▸ SOURCE DATA:
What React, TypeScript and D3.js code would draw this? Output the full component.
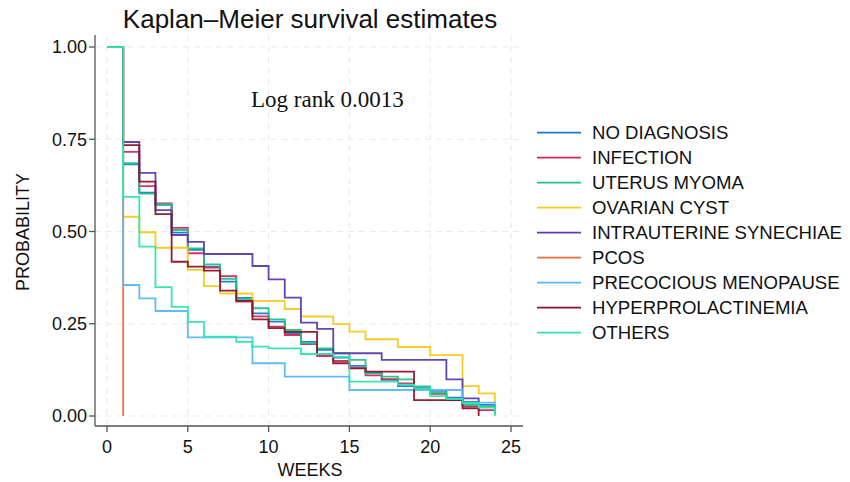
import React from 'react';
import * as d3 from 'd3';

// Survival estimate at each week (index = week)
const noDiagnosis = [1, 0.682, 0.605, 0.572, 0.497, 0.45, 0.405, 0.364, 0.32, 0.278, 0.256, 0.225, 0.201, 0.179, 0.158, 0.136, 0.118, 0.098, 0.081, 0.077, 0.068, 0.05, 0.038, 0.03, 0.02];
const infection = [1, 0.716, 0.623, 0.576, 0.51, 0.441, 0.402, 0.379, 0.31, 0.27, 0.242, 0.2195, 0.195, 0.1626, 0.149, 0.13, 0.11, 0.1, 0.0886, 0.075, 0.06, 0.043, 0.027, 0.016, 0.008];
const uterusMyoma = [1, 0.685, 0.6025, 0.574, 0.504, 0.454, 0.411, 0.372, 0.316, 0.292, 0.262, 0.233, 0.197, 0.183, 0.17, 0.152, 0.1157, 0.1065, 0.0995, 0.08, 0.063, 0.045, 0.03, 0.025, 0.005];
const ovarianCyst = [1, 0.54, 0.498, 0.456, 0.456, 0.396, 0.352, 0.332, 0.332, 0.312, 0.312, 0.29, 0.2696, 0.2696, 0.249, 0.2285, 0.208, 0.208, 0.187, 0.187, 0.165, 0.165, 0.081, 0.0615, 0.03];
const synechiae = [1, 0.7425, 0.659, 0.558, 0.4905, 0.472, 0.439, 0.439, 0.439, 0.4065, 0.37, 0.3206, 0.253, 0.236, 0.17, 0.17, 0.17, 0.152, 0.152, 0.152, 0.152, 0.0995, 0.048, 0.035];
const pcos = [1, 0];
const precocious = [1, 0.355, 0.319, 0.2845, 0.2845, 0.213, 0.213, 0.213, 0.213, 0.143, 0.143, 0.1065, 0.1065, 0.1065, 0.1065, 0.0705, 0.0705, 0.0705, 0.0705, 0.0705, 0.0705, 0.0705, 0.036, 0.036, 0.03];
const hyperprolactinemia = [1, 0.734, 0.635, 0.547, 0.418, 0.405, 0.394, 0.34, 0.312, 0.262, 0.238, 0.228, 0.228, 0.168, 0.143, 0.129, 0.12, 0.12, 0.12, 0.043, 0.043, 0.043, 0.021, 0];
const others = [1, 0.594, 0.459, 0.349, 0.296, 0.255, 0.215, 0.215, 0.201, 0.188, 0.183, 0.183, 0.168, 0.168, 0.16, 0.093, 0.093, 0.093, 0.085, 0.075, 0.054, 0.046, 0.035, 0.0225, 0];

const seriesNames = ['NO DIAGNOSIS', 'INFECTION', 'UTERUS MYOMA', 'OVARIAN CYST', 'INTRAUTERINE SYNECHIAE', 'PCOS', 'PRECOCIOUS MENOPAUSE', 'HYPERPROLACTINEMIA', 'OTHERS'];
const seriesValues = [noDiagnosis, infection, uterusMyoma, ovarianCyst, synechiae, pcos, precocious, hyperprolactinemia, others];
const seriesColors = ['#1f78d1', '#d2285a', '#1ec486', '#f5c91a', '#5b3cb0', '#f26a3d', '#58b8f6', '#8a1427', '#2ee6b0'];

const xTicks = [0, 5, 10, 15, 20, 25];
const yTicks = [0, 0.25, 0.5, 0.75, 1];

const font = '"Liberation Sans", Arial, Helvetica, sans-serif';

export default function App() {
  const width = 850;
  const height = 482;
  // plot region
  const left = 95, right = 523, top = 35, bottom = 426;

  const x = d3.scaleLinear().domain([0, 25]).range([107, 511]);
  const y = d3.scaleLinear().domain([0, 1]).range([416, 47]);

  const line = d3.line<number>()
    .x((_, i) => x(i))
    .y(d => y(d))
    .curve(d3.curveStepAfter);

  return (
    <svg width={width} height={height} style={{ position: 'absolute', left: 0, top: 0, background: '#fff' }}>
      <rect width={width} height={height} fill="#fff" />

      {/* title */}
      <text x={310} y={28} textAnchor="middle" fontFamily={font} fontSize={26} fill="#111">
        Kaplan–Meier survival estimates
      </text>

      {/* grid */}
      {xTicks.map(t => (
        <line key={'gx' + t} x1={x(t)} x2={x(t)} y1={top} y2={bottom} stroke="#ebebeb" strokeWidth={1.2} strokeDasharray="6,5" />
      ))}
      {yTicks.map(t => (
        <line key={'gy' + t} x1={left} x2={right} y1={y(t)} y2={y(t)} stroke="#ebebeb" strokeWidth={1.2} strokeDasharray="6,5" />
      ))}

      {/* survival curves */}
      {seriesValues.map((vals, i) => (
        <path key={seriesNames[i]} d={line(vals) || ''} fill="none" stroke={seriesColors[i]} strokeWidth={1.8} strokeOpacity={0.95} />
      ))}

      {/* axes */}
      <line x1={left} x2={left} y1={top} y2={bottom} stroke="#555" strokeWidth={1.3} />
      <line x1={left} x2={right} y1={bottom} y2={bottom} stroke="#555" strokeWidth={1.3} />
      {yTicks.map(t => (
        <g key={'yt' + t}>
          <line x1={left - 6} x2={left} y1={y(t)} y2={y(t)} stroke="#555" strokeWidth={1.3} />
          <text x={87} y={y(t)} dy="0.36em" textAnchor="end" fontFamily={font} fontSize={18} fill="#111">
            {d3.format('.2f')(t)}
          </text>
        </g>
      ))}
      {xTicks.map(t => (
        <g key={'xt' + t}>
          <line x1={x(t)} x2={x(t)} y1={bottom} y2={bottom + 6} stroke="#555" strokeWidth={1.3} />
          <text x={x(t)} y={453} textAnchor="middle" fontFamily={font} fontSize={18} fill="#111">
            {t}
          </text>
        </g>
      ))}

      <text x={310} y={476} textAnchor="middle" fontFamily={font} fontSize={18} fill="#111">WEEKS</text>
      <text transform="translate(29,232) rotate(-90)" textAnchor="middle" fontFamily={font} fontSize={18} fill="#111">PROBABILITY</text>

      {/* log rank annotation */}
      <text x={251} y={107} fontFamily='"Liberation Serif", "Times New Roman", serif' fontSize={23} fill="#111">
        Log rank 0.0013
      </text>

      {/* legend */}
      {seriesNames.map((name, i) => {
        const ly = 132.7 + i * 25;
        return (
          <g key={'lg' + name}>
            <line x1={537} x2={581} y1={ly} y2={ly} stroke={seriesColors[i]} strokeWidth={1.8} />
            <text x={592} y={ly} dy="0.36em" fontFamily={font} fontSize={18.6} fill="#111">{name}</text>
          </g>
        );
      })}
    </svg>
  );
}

▸ TO BE DONE:
Leave the pictures out and please restate exactly the lines running from the start of the material through the one with "import * as d3 from 'd3';".

▸ EXERCISE ANSWER:
What React, TypeScript and D3.js code would draw this? Output the full component.
import React from 'react';
import * as d3 from 'd3';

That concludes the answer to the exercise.